*WRITTEN REQUEST*.
Set down the full listing exactly as given. Any pictures are to be left out.

*DATA LINES*.
◇ ◇ ◇ ◇ ◇ ◇ ◇
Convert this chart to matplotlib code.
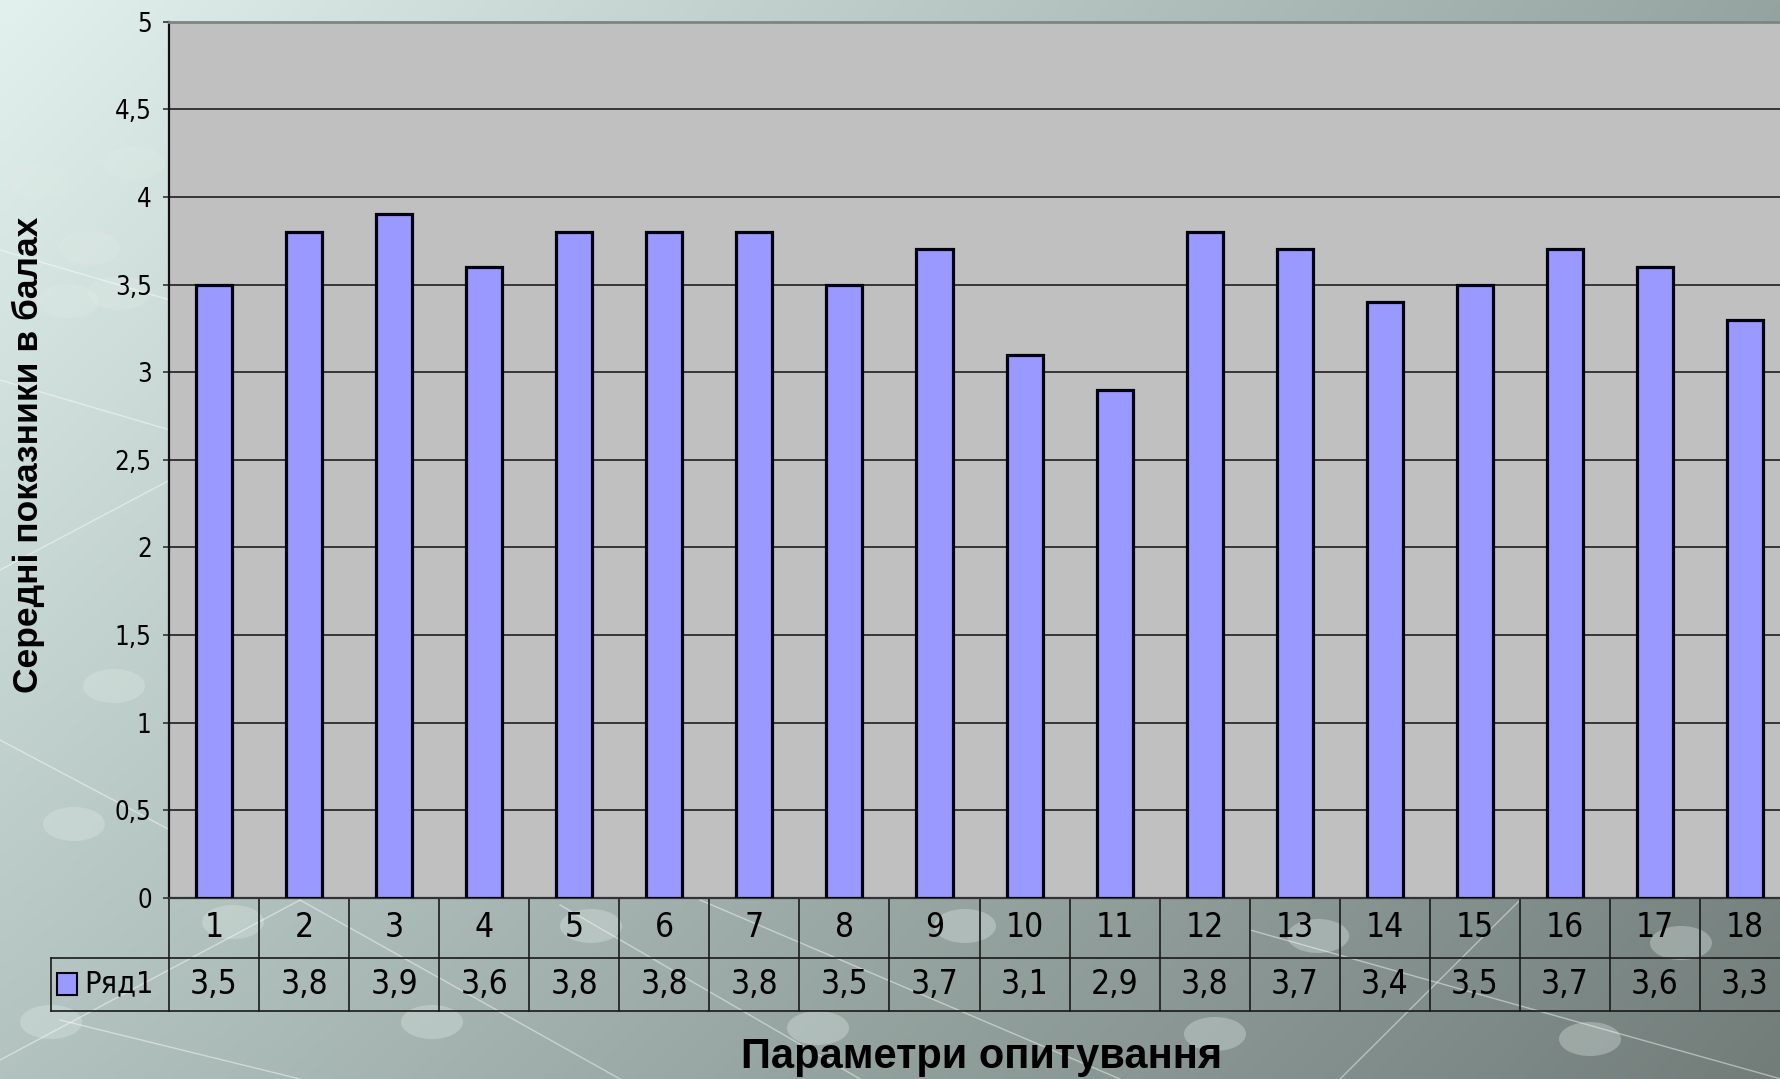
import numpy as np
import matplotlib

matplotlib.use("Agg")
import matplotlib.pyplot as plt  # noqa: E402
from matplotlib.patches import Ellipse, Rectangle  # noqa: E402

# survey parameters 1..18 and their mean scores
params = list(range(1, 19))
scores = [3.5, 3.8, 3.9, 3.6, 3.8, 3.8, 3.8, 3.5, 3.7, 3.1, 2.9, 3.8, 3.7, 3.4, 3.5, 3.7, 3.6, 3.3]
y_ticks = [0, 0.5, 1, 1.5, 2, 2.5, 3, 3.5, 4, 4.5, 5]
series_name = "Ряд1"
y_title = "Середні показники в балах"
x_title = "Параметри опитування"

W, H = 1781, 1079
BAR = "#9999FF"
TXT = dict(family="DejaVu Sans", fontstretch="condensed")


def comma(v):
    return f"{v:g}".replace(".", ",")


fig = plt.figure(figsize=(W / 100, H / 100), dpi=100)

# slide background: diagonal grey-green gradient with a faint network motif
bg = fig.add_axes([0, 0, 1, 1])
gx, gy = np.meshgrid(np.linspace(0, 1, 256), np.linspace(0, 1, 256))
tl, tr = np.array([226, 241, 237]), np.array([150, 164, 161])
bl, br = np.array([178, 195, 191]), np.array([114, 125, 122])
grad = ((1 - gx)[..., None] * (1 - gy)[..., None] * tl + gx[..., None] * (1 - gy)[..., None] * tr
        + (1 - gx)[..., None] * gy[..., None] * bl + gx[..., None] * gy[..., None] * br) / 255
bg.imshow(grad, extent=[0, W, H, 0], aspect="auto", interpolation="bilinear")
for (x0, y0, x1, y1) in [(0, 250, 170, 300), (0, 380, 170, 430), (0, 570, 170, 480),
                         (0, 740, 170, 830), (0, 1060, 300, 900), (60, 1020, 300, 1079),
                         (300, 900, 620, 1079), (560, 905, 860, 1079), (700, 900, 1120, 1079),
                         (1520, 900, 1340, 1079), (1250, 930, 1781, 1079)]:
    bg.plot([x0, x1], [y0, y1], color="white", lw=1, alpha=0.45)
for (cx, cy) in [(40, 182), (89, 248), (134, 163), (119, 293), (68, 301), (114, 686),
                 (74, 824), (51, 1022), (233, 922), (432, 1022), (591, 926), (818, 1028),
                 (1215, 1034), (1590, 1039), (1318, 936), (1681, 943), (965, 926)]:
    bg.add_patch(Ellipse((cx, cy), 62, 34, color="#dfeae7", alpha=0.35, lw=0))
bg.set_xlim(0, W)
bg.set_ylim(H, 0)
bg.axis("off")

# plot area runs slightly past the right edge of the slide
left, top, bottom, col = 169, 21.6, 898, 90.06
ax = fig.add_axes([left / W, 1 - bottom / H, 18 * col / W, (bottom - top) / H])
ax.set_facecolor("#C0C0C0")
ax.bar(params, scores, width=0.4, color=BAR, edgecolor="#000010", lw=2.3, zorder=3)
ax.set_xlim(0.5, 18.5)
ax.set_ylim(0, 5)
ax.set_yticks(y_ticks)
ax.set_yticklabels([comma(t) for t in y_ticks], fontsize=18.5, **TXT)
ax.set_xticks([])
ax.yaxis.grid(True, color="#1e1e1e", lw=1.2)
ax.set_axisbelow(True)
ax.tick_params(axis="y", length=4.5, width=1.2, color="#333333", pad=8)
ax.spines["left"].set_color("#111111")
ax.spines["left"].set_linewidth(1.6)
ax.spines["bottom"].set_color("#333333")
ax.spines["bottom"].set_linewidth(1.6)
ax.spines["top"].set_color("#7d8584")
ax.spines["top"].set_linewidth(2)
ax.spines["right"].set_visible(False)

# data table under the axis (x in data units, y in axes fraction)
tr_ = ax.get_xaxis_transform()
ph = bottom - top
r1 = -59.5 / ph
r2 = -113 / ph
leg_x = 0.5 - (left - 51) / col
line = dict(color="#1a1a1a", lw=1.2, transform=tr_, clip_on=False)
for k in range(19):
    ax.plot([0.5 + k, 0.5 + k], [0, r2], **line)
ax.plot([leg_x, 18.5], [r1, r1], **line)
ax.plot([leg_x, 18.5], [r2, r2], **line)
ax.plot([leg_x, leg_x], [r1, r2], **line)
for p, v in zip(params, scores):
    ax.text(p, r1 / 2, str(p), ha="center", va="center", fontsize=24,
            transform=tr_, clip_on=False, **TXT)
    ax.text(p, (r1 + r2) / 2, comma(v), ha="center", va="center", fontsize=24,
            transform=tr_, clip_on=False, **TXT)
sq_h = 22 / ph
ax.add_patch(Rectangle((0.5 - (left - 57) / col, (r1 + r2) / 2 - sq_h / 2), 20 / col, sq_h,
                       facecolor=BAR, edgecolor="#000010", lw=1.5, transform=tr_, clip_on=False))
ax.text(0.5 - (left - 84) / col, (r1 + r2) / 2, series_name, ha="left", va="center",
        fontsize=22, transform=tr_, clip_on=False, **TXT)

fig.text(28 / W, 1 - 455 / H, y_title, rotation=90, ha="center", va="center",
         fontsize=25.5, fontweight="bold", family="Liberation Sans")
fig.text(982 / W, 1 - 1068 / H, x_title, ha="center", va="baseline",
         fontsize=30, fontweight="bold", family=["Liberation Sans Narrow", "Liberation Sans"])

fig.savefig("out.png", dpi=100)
◇ ◇ ◇ ◇ ◇ ◇ ◇
*RESULT OF THIS EXERCISE*.
Convert this chart to matplotlib code.
import numpy as np
import matplotlib

matplotlib.use("Agg")
import matplotlib.pyplot as plt  # noqa: E402
from matplotlib.patches import Ellipse, Rectangle  # noqa: E402

# survey parameters 1..18 and their mean scores
params = list(range(1, 19))
scores = [3.5, 3.8, 3.9, 3.6, 3.8, 3.8, 3.8, 3.5, 3.7, 3.1, 2.9, 3.8, 3.7, 3.4, 3.5, 3.7, 3.6, 3.3]
y_ticks = [0, 0.5, 1, 1.5, 2, 2.5, 3, 3.5, 4, 4.5, 5]
series_name = "Ряд1"
y_title = "Середні показники в балах"
x_title = "Параметри опитування"

W, H = 1781, 1079
BAR = "#9999FF"
TXT = dict(family="DejaVu Sans", fontstretch="condensed")


def comma(v):
    return f"{v:g}".replace(".", ",")


fig = plt.figure(figsize=(W / 100, H / 100), dpi=100)

# slide background: diagonal grey-green gradient with a faint network motif
bg = fig.add_axes([0, 0, 1, 1])
gx, gy = np.meshgrid(np.linspace(0, 1, 256), np.linspace(0, 1, 256))
tl, tr = np.array([226, 241, 237]), np.array([150, 164, 161])
bl, br = np.array([178, 195, 191]), np.array([114, 125, 122])
grad = ((1 - gx)[..., None] * (1 - gy)[..., None] * tl + gx[..., None] * (1 - gy)[..., None] * tr
        + (1 - gx)[..., None] * gy[..., None] * bl + gx[..., None] * gy[..., None] * br) / 255
bg.imshow(grad, extent=[0, W, H, 0], aspect="auto", interpolation="bilinear")
for (x0, y0, x1, y1) in [(0, 250, 170, 300), (0, 380, 170, 430), (0, 570, 170, 480),
                         (0, 740, 170, 830), (0, 1060, 300, 900), (60, 1020, 300, 1079),
                         (300, 900, 620, 1079), (560, 905, 860, 1079), (700, 900, 1120, 1079),
                         (1520, 900, 1340, 1079), (1250, 930, 1781, 1079)]:
    bg.plot([x0, x1], [y0, y1], color="white", lw=1, alpha=0.45)
for (cx, cy) in [(40, 182), (89, 248), (134, 163), (119, 293), (68, 301), (114, 686),
                 (74, 824), (51, 1022), (233, 922), (432, 1022), (591, 926), (818, 1028),
                 (1215, 1034), (1590, 1039), (1318, 936), (1681, 943), (965, 926)]:
    bg.add_patch(Ellipse((cx, cy), 62, 34, color="#dfeae7", alpha=0.35, lw=0))
bg.set_xlim(0, W)
bg.set_ylim(H, 0)
bg.axis("off")

# plot area runs slightly past the right edge of the slide
left, top, bottom, col = 169, 21.6, 898, 90.06
ax = fig.add_axes([left / W, 1 - bottom / H, 18 * col / W, (bottom - top) / H])
ax.set_facecolor("#C0C0C0")
ax.bar(params, scores, width=0.4, color=BAR, edgecolor="#000010", lw=2.3, zorder=3)
ax.set_xlim(0.5, 18.5)
ax.set_ylim(0, 5)
ax.set_yticks(y_ticks)
ax.set_yticklabels([comma(t) for t in y_ticks], fontsize=18.5, **TXT)
ax.set_xticks([])
ax.yaxis.grid(True, color="#1e1e1e", lw=1.2)
ax.set_axisbelow(True)
ax.tick_params(axis="y", length=4.5, width=1.2, color="#333333", pad=8)
ax.spines["left"].set_color("#111111")
ax.spines["left"].set_linewidth(1.6)
ax.spines["bottom"].set_color("#333333")
ax.spines["bottom"].set_linewidth(1.6)
ax.spines["top"].set_color("#7d8584")
ax.spines["top"].set_linewidth(2)
ax.spines["right"].set_visible(False)

# data table under the axis (x in data units, y in axes fraction)
tr_ = ax.get_xaxis_transform()
ph = bottom - top
r1 = -59.5 / ph
r2 = -113 / ph
leg_x = 0.5 - (left - 51) / col
line = dict(color="#1a1a1a", lw=1.2, transform=tr_, clip_on=False)
for k in range(19):
    ax.plot([0.5 + k, 0.5 + k], [0, r2], **line)
ax.plot([leg_x, 18.5], [r1, r1], **line)
ax.plot([leg_x, 18.5], [r2, r2], **line)
ax.plot([leg_x, leg_x], [r1, r2], **line)
for p, v in zip(params, scores):
    ax.text(p, r1 / 2, str(p), ha="center", va="center", fontsize=24,
            transform=tr_, clip_on=False, **TXT)
    ax.text(p, (r1 + r2) / 2, comma(v), ha="center", va="center", fontsize=24,
            transform=tr_, clip_on=False, **TXT)
sq_h = 22 / ph
ax.add_patch(Rectangle((0.5 - (left - 57) / col, (r1 + r2) / 2 - sq_h / 2), 20 / col, sq_h,
                       facecolor=BAR, edgecolor="#000010", lw=1.5, transform=tr_, clip_on=False))
ax.text(0.5 - (left - 84) / col, (r1 + r2) / 2, series_name, ha="left", va="center",
        fontsize=22, transform=tr_, clip_on=False, **TXT)

fig.text(28 / W, 1 - 455 / H, y_title, rotation=90, ha="center", va="center",
         fontsize=25.5, fontweight="bold", family="Liberation Sans")
fig.text(982 / W, 1 - 1068 / H, x_title, ha="center", va="baseline",
         fontsize=30, fontweight="bold", family=["Liberation Sans Narrow", "Liberation Sans"])

fig.savefig("out.png", dpi=100)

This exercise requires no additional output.